Take the lines of the data below from the very first through the line containing "coverageTicks = [0, 10, 20, 30, 40, 50];" and output them exactly, pictures excluded.

[BEGIN]

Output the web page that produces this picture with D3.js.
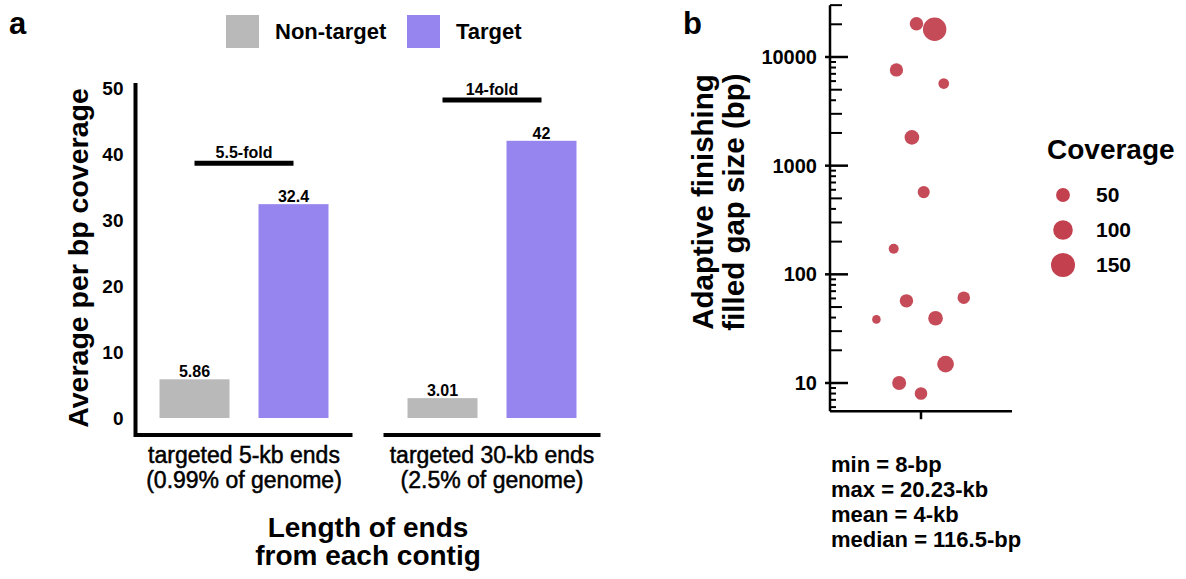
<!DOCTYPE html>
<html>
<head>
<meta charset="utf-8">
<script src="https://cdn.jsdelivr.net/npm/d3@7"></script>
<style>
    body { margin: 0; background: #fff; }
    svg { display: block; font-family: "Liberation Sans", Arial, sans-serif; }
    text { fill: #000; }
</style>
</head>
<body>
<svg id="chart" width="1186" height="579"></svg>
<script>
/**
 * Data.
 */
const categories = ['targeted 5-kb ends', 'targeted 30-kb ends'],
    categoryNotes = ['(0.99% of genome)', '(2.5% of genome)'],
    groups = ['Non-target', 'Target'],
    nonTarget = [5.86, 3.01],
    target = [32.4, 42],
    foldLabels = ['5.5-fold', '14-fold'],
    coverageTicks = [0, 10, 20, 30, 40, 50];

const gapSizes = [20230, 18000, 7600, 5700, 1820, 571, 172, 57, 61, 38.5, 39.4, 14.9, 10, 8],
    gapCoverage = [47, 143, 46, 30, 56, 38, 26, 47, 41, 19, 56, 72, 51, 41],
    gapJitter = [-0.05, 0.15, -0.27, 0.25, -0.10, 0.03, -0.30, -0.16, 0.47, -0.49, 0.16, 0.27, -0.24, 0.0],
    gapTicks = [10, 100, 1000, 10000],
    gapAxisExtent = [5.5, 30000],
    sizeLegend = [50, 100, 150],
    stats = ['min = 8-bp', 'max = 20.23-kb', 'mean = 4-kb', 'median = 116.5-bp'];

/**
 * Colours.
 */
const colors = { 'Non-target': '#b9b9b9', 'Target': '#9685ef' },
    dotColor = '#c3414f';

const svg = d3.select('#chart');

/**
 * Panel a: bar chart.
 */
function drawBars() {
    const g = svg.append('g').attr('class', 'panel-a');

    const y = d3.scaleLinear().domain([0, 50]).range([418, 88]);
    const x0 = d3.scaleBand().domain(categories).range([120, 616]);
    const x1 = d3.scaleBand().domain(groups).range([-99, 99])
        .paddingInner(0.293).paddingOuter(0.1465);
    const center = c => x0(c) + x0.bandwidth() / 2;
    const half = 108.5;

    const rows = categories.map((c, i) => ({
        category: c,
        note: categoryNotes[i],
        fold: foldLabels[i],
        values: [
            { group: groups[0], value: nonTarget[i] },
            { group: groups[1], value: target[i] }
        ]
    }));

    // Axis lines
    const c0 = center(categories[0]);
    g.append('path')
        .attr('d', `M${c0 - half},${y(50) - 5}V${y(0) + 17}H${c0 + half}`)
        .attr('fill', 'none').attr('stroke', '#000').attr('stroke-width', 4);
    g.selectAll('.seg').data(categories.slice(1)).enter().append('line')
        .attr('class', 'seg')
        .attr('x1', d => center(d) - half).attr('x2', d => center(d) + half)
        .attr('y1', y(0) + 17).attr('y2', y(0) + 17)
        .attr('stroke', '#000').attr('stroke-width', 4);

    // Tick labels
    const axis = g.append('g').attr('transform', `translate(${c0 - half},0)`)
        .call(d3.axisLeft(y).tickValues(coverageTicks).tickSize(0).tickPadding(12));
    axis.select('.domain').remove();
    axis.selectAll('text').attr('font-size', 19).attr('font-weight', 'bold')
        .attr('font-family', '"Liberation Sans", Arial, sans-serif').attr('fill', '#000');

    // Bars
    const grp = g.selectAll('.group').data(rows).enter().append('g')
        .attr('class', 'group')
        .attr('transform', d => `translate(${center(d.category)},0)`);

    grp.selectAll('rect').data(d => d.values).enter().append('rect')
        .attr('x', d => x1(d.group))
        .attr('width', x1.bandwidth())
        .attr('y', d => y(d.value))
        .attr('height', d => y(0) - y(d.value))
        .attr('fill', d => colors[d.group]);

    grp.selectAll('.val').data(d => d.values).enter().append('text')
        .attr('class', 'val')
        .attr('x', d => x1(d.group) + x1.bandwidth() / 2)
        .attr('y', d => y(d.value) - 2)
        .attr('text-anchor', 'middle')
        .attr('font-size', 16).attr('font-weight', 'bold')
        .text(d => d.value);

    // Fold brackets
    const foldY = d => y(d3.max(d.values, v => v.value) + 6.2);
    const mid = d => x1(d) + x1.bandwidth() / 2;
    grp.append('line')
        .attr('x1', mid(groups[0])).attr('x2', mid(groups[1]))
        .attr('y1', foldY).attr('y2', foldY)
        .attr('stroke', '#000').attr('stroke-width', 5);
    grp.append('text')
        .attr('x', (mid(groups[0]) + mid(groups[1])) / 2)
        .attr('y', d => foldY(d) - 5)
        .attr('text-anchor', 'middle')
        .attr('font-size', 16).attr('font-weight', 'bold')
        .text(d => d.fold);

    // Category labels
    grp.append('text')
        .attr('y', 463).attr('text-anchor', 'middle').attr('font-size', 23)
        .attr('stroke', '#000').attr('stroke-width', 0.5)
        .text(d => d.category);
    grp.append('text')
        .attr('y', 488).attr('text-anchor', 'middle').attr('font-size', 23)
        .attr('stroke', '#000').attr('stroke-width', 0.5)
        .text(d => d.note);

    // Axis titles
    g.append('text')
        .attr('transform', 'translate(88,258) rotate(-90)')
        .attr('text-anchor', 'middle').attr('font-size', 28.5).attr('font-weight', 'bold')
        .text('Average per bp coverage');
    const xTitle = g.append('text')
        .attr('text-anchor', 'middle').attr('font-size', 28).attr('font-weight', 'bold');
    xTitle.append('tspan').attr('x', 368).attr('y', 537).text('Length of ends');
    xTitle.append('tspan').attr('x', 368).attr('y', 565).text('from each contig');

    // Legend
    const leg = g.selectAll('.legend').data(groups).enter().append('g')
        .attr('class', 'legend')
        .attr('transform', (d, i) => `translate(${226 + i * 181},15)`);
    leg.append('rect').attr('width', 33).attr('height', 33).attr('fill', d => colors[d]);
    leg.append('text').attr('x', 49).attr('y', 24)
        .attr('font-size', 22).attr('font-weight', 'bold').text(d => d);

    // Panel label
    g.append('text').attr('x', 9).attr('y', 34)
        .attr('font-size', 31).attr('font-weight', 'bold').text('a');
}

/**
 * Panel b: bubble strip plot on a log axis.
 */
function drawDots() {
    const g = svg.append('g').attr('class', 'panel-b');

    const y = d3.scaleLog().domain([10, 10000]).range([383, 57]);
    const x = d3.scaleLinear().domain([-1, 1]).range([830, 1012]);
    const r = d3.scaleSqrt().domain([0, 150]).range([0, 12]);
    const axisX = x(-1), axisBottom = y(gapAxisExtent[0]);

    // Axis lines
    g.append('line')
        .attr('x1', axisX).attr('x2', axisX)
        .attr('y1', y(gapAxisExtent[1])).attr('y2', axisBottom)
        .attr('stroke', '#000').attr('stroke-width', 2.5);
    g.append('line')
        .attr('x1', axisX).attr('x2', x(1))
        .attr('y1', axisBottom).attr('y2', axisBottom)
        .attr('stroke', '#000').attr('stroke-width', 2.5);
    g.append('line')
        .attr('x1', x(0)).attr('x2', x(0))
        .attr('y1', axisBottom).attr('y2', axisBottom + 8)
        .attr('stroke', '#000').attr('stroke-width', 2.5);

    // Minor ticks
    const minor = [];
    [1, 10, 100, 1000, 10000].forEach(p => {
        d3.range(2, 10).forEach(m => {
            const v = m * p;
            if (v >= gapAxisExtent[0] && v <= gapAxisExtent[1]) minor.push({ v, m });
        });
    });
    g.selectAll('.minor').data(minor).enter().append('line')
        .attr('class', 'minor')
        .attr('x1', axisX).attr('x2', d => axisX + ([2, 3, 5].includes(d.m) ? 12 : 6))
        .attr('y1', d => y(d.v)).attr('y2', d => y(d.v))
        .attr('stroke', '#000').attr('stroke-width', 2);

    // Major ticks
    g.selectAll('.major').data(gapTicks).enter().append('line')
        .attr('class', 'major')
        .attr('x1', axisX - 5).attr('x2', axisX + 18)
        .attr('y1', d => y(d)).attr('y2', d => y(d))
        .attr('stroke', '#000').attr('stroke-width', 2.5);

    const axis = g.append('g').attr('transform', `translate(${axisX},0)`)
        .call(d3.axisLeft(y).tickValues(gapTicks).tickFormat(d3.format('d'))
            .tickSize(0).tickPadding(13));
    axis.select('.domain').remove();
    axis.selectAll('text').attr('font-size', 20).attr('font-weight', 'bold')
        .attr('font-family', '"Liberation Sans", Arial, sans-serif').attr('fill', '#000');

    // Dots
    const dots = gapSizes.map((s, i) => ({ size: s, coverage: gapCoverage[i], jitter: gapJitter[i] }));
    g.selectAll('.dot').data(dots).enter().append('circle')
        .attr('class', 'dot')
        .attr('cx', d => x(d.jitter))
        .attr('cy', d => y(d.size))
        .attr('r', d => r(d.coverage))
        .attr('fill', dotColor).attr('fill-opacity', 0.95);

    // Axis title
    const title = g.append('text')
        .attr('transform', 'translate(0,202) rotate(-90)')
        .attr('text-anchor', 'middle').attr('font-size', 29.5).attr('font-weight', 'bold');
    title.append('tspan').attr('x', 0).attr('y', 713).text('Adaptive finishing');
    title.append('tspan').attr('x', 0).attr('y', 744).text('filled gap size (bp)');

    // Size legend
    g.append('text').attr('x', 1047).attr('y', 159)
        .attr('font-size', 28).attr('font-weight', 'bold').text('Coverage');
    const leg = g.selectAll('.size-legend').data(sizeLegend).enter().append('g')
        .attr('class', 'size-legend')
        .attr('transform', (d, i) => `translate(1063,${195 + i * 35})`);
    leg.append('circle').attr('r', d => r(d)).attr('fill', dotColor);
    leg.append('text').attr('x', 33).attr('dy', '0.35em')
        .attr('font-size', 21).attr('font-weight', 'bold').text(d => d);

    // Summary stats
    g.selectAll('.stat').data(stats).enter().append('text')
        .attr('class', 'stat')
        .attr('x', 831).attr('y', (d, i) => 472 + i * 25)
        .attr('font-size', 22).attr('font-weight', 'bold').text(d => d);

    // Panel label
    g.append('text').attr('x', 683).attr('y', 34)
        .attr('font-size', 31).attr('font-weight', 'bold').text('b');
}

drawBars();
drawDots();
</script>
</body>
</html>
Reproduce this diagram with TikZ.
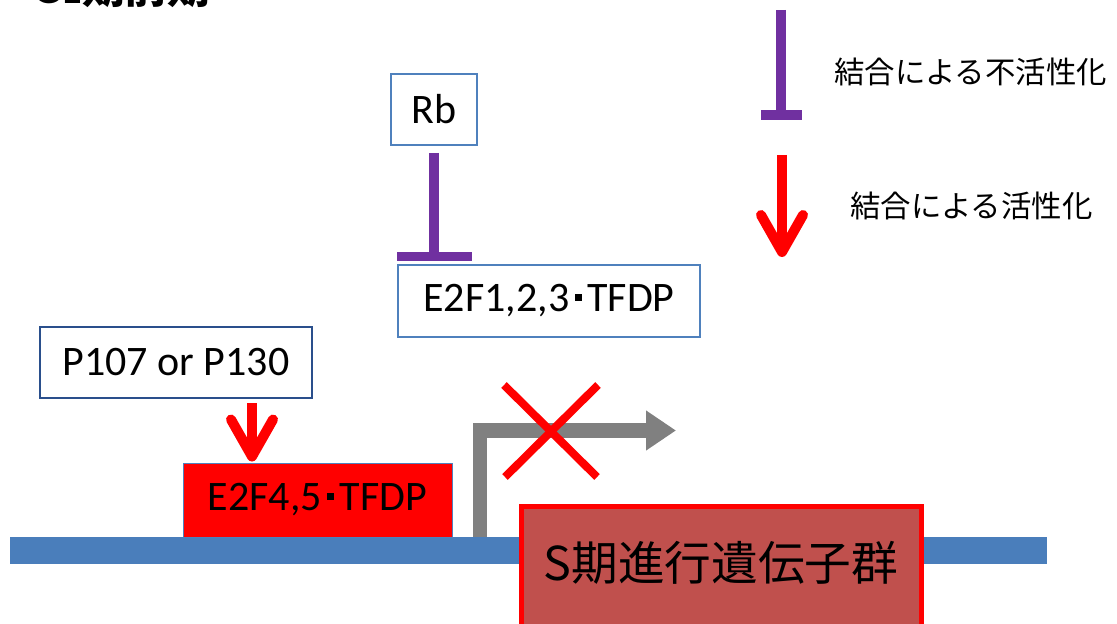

[END]

ANSWER BELOW:
Output the web page that produces this picture with D3.js.
<!DOCTYPE html>
<html>
<head>
<meta charset="utf-8">
<script src="https://cdn.jsdelivr.net/npm/d3@7"></script>
<style>
    body { margin: 0; background: #fff; }
    svg { display: block; font-family: "Liberation Sans", Arial, sans-serif; }
    text { fill: #000; }
</style>
</head>
<body>
<svg id="chart" width="1186" height="579"></svg>
<script>
/**
 * Data.
 */
const categories = ['targeted 5-kb ends', 'targeted 30-kb ends'],
    categoryNotes = ['(0.99% of genome)', '(2.5% of genome)'],
    groups = ['Non-target', 'Target'],
    nonTarget = [5.86, 3.01],
    target = [32.4, 42],
    foldLabels = ['5.5-fold', '14-fold'],
    coverageTicks = [0, 10, 20, 30, 40, 50];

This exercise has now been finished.